Movie Review (2): Brick
Tuesday, 13 February 2007
By D. W. O'Dellbrick_i
 
Brick (2005)
Joseph Gordon-Levitt, Lukas Haas

The central concept of Brick is pure genius. Describe hardboiled detective Sam Spade: cynical, sullen, disrespectful of authority, a loner, someone who operates in a moral gray area. You’ve also just described a typical 21st century teenager. 
 
Brick takes the trappings of that hardboiled detective story and sets it in the milieu of a modern suburban high school. A teenager named Brendan (Joseph Gordon-Levitt of TV’s Third Rock From the Sun) finds his former girlfriend’s body in a culvert and decides that he’s better qualified than the police to find her killer.
 
With help from his one friend, a studious loner called Brain, Brendan starts working his way through the high school cliques to get close to The Pin (i.e. drug kingpin), someone his girlfriend had mentioned before she died. Along the way he meets The Pin’s muscle, and of course a femme fatale, and these characters are written by way of Elisha Cook and Mary Astor. The Pin turns out to bear a slight resemblance to a cross between Sydney Greenstreet and Peter Lorre.

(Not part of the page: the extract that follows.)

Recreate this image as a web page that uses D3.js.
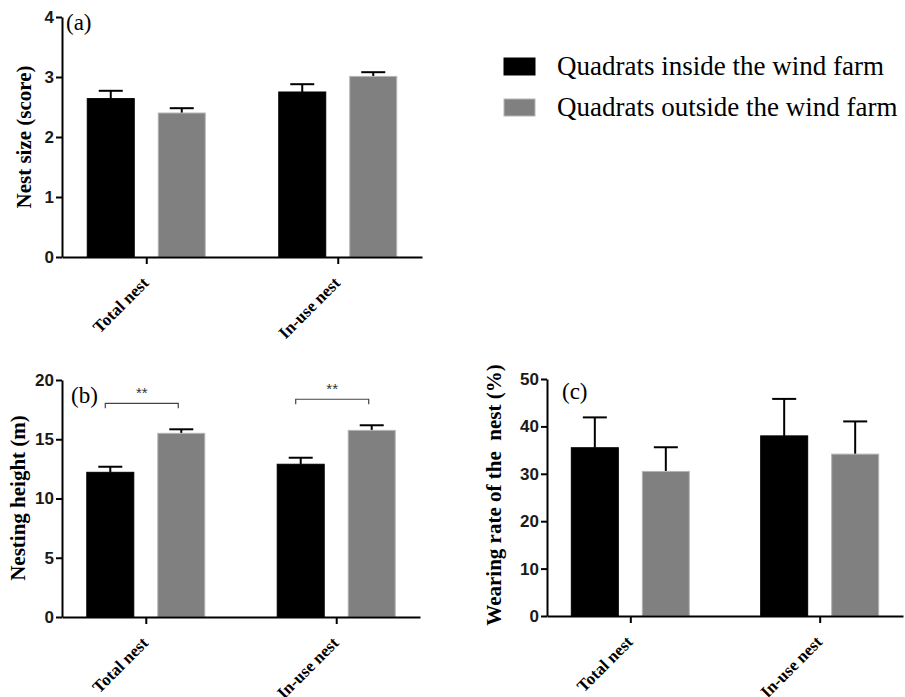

The convoluted plot plays the classic noir program absolutely straight. It is not pastiche or even homage; it is a straight forward film noir, just with everyone about 17 years old. The scene between the assistant vice principal (Richard Roundtree) and Brendan follows the pattern of every cop warning the detective not to get in over his head because he can only protect him so far; the only thing that’s different is that the argot is of a reasonably literate teenager (“I [snitched on a rival] to see him eaten, not to see you fed.”).

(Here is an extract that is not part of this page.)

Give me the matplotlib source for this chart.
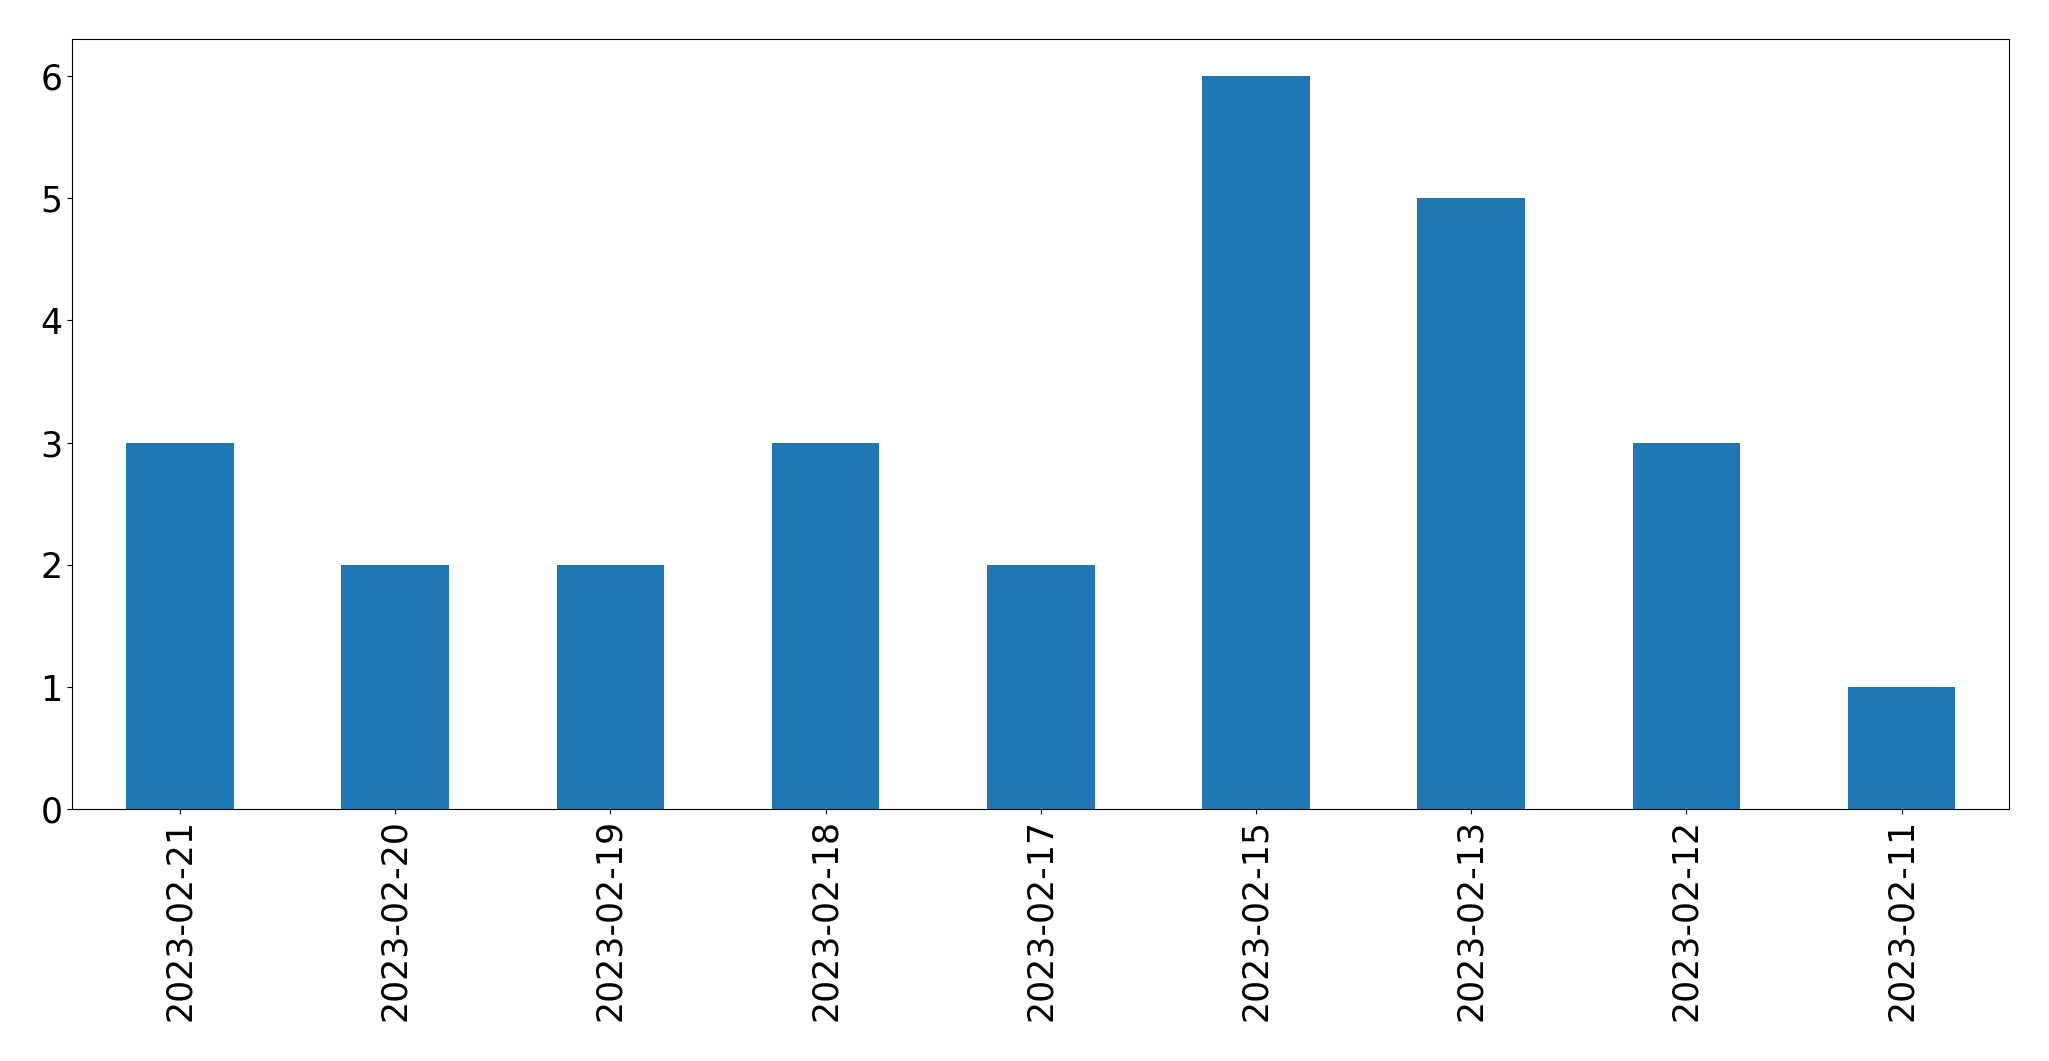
import pandas as pd
import matplotlib
matplotlib.use('Agg')
import matplotlib.pyplot as plt

# данные
dates = ['2023-02-21', '2023-02-20', '2023-02-19', '2023-02-18', '2023-02-17',
         '2023-02-15', '2023-02-13', '2023-02-12', '2023-02-11']
counts = [3, 2, 2, 3, 2, 6, 5, 3, 1]

s = pd.Series(counts, index=dates)

fig = plt.figure(figsize=(20.49, 10.61), dpi=100)
ax = fig.add_axes([0.0353, 0.2372, 0.9453, 0.7258])
s.plot.bar(ax=ax, color='#1f77b4', fontsize=25)

fig.savefig('out.png', dpi=100)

The dialogue often is too cutesy for its own good; first time writer/director Rian Johnson created his own jargon that is often incomprehensible to parse. But that’s where those familiar with the intricacies of film noir can use their knowledge; the characters could be speaking Cantonese, but you could still tell that the assistant vice principal is warning Brendan that he’ll come down on him hard if he screws up.

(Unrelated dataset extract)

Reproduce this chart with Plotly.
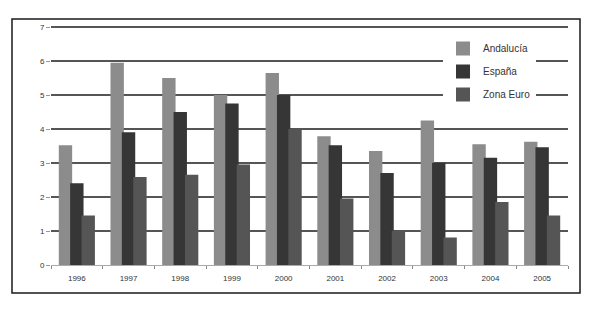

For a low budget indie film the acting is generally excellent, particularly Gordon-Levitt. His character sits outside all the social interactions of high school (in the movie, it’s important to know who is eating lunch with whom), but is intimately aware of how to use those interactions to get to the people he wants to reach. He even manages to make his character’s ability to defeat a much larger opponent in a fight credible, despite his small stature...although a somewhat beefier actor might have made the action scenes a little easier to believe.
 
The actor playing the high school BMOC (Brian White) chews the scenery worse than any actor I’ve ever seen in a movie, but Nora Zehetner (late of the TV show Heroes) hits all the right notes as the femme fatale with eyes any man or boy would want to dive into. Emily de Ravin of Lost has a small role as the ill-fated ex-girlfriend.

The film reportedly cost about a half million bucks to make and grossed $2 million at the box office, grossing an additional $10 million in video rentals -- DVDs may be the best thing to ever happen to independent films. Not bad for a Special Jury Prize winner at the Sundance Film Festival; some Sundance prize winners have done better, but most have done worse (I’ve never heard of the Grand Jury Prize winner the year Brick played there, 40 Shades of Blue).

Brick is more than just the gimmick of putting a hardboiled detective story in a high school. It’s not a novelty like Bugsy Malone, which was a gangster film with child actors instead of adults. The noir trappings fit the modern teen setting like a glove. I suppose even Sam Spade had to have been a teenager once.